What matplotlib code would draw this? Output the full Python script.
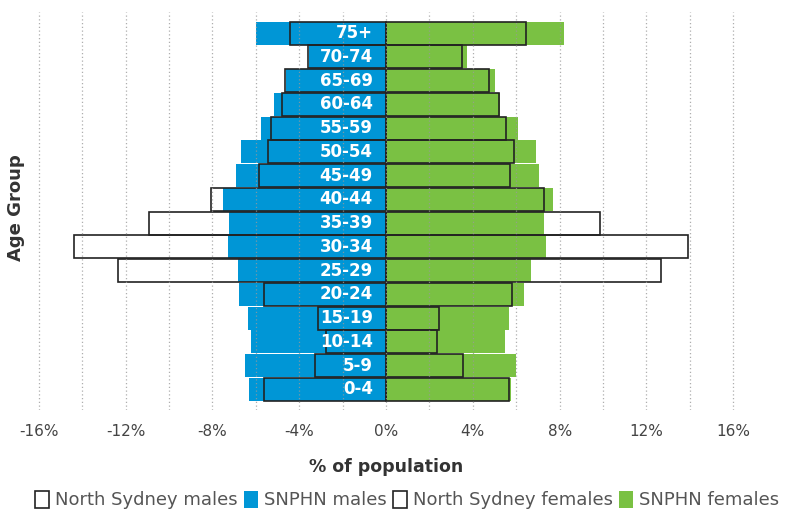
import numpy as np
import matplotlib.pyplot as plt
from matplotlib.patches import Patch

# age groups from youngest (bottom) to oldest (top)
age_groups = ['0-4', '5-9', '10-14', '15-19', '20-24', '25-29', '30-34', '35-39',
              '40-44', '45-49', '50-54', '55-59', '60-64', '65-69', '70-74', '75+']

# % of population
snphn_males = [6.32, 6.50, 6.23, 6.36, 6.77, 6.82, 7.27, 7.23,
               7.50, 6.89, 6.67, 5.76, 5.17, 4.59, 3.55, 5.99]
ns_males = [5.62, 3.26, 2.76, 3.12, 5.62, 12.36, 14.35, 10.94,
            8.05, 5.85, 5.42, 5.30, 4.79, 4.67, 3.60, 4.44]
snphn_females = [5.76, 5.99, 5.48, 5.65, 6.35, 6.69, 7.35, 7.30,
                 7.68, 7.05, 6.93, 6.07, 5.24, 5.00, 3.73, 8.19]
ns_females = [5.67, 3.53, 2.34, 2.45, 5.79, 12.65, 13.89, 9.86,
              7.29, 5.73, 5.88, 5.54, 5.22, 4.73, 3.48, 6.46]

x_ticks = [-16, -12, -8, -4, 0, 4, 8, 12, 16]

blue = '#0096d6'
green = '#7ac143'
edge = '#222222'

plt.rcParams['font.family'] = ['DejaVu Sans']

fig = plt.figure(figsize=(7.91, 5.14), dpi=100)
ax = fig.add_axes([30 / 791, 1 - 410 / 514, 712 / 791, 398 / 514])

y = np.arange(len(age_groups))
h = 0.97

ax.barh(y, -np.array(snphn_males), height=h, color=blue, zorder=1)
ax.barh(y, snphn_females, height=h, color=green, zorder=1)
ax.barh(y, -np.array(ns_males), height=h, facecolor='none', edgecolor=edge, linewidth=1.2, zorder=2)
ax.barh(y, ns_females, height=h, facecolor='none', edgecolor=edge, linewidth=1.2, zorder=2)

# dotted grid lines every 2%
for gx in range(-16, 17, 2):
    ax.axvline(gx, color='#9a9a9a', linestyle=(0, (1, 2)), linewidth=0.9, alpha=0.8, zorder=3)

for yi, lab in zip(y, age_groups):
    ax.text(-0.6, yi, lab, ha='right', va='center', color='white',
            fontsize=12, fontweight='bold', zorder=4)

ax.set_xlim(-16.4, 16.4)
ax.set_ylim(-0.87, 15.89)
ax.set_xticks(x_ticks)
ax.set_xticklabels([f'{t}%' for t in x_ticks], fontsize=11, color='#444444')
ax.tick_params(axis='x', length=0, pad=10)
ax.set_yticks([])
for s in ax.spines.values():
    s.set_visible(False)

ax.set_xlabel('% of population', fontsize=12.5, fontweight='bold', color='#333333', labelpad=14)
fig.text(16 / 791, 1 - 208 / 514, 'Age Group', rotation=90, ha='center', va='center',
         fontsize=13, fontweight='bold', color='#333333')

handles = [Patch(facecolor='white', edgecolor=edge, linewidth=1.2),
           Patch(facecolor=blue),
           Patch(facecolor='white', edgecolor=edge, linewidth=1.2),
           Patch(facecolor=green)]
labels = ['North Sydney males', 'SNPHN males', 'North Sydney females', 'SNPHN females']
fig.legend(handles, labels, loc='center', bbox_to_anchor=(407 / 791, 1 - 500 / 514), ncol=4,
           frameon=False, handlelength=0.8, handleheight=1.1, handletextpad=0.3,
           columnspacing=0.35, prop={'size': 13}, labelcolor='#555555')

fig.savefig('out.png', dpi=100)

___

## WRITTEN PROBLEM
All the lines above are to be reproduced exactly, except the pictures.

## RIGHT ANSWER
What matplotlib code would draw this? Output the full Python script.
import numpy as np
import matplotlib.pyplot as plt
from matplotlib.patches import Patch

# age groups from youngest (bottom) to oldest (top)
age_groups = ['0-4', '5-9', '10-14', '15-19', '20-24', '25-29', '30-34', '35-39',
              '40-44', '45-49', '50-54', '55-59', '60-64', '65-69', '70-74', '75+']

# % of population
snphn_males = [6.32, 6.50, 6.23, 6.36, 6.77, 6.82, 7.27, 7.23,
               7.50, 6.89, 6.67, 5.76, 5.17, 4.59, 3.55, 5.99]
ns_males = [5.62, 3.26, 2.76, 3.12, 5.62, 12.36, 14.35, 10.94,
            8.05, 5.85, 5.42, 5.30, 4.79, 4.67, 3.60, 4.44]
snphn_females = [5.76, 5.99, 5.48, 5.65, 6.35, 6.69, 7.35, 7.30,
                 7.68, 7.05, 6.93, 6.07, 5.24, 5.00, 3.73, 8.19]
ns_females = [5.67, 3.53, 2.34, 2.45, 5.79, 12.65, 13.89, 9.86,
              7.29, 5.73, 5.88, 5.54, 5.22, 4.73, 3.48, 6.46]

x_ticks = [-16, -12, -8, -4, 0, 4, 8, 12, 16]

blue = '#0096d6'
green = '#7ac143'
edge = '#222222'

plt.rcParams['font.family'] = ['DejaVu Sans']

fig = plt.figure(figsize=(7.91, 5.14), dpi=100)
ax = fig.add_axes([30 / 791, 1 - 410 / 514, 712 / 791, 398 / 514])

y = np.arange(len(age_groups))
h = 0.97

ax.barh(y, -np.array(snphn_males), height=h, color=blue, zorder=1)
ax.barh(y, snphn_females, height=h, color=green, zorder=1)
ax.barh(y, -np.array(ns_males), height=h, facecolor='none', edgecolor=edge, linewidth=1.2, zorder=2)
ax.barh(y, ns_females, height=h, facecolor='none', edgecolor=edge, linewidth=1.2, zorder=2)

# dotted grid lines every 2%
for gx in range(-16, 17, 2):
    ax.axvline(gx, color='#9a9a9a', linestyle=(0, (1, 2)), linewidth=0.9, alpha=0.8, zorder=3)

for yi, lab in zip(y, age_groups):
    ax.text(-0.6, yi, lab, ha='right', va='center', color='white',
            fontsize=12, fontweight='bold', zorder=4)

ax.set_xlim(-16.4, 16.4)
ax.set_ylim(-0.87, 15.89)
ax.set_xticks(x_ticks)
ax.set_xticklabels([f'{t}%' for t in x_ticks], fontsize=11, color='#444444')
ax.tick_params(axis='x', length=0, pad=10)
ax.set_yticks([])
for s in ax.spines.values():
    s.set_visible(False)

ax.set_xlabel('% of population', fontsize=12.5, fontweight='bold', color='#333333', labelpad=14)
fig.text(16 / 791, 1 - 208 / 514, 'Age Group', rotation=90, ha='center', va='center',
         fontsize=13, fontweight='bold', color='#333333')

handles = [Patch(facecolor='white', edgecolor=edge, linewidth=1.2),
           Patch(facecolor=blue),
           Patch(facecolor='white', edgecolor=edge, linewidth=1.2),
           Patch(facecolor=green)]
labels = ['North Sydney males', 'SNPHN males', 'North Sydney females', 'SNPHN females']
fig.legend(handles, labels, loc='center', bbox_to_anchor=(407 / 791, 1 - 500 / 514), ncol=4,
           frameon=False, handlelength=0.8, handleheight=1.1, handletextpad=0.3,
           columnspacing=0.35, prop={'size': 13}, labelcolor='#555555')

fig.savefig('out.png', dpi=100)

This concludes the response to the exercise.